The diagram shows that in relation to unemployment, the AfD votes are strongest in Sachsen. Don’t forget that this measure is an indication of co-occurence, not of absolute AfD votes.

Correlation of unemployment and AfD votes

A simple, straight-forward and well-known approach to devise assocation strength is Pearson’s correlation coefficient. Oldie but goldie. Let’s depict it.

chloro_data %>%
  select(unemp, afd_prop, income, area_name) %>%
  ggplot +
  aes(x = unemp, y = afd_prop) +
  geom_point() +
  geom_smooth()
## `geom_smooth()` using method = 'loess' and formula 'y ~ x'
## Warning: Removed 2 rows containing non-finite values (stat_smooth).
## Warning: Removed 2 rows containing missing values (geom_point).

chloro_data %>%
  select(unemp, afd_prop, income, area_name) %>%
  as.data.frame %T>%
  summarise(cor_afd_unemp = cor(afd_prop, unemp)) %>%
  do(tidy(cor.test(.$afd_prop, .$unemp)))
estimatestatisticp.valueparameterconf.lowconf.highmethodalternative
0.03560.6120.541295-0.07850.149Pearson's product-moment correlationtwo.sided

Regression residuals of predicting unemployment by afd_score

Let’s predict the AfD vote score taking the unemployment as an predictor. Then let’s plot the residuals to see how good the prediction is, ie., how close (or rather, far) the association of unemployment and AfD voting is.

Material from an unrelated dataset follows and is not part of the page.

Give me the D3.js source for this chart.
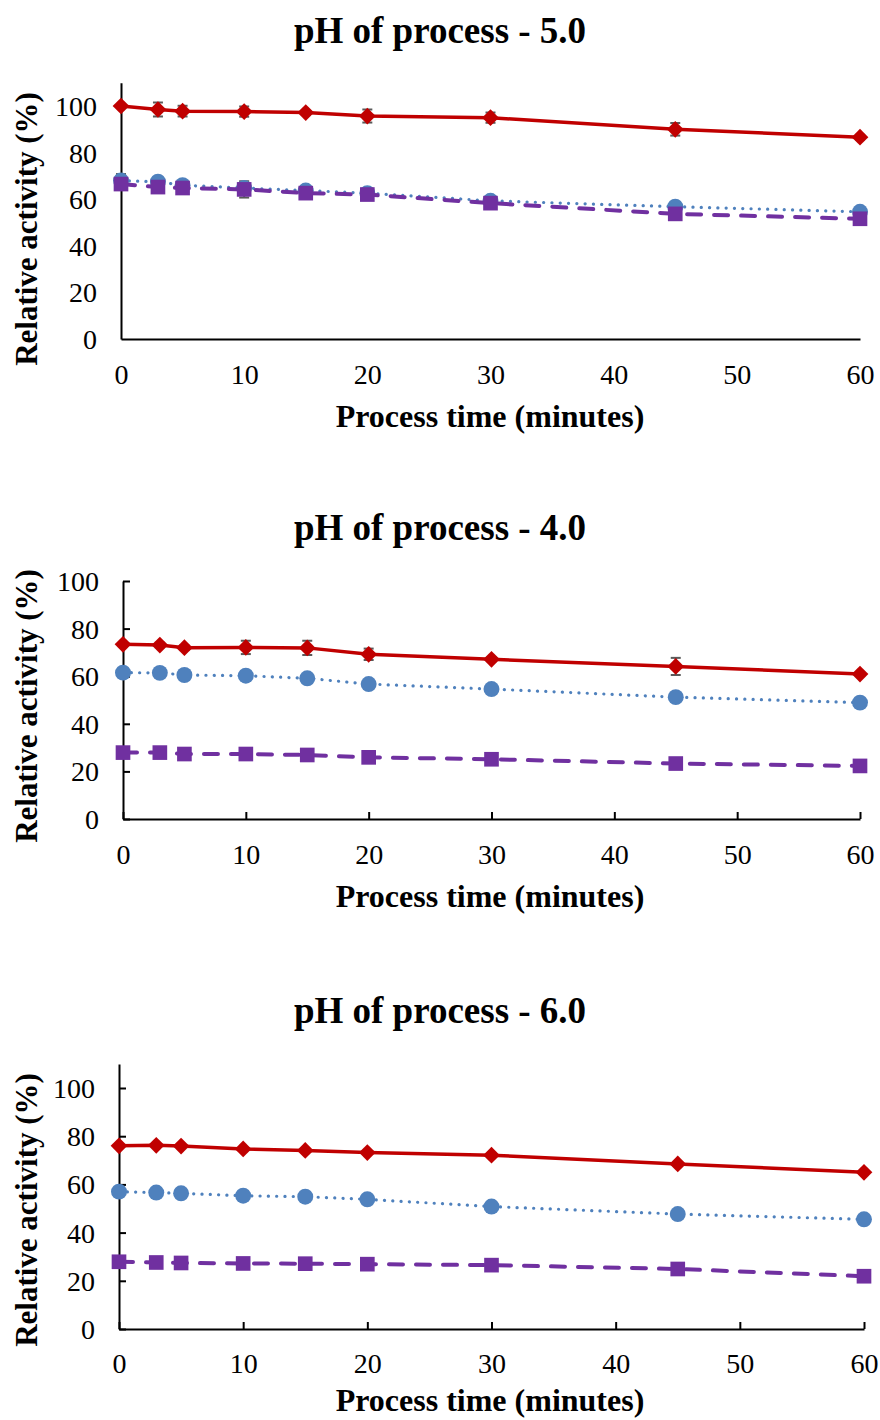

chloro_data$afd_prop[is.na(chloro_data$afd_prop)] <- 0
view(chloro_data$afd_prop)
lm1 <- lm(afd_prop ~ unemp, data = chloro_data)

chloro_data %>%
  mutate(afd_lm1 = lm(afd_prop ~ unemp, data =  chloro_data)$residuals) -> chloro_data
chloro_data %>%
  select(afd_lm1) %>%
  ggplot() +
  geom_sf(aes(fill = afd_lm1)) +
  scale_fill_gradient2() +
  theme_void()

This model shows a clearcut picture: The eastern part is too “afd” for its unemployment ratio (some parts of east-southern Bavaria too); the west is less afd-ic than what would be expected by the unemployment. The rest (middle and south) parts over-and-above show the AfD levels that woul be expected by their unemployment.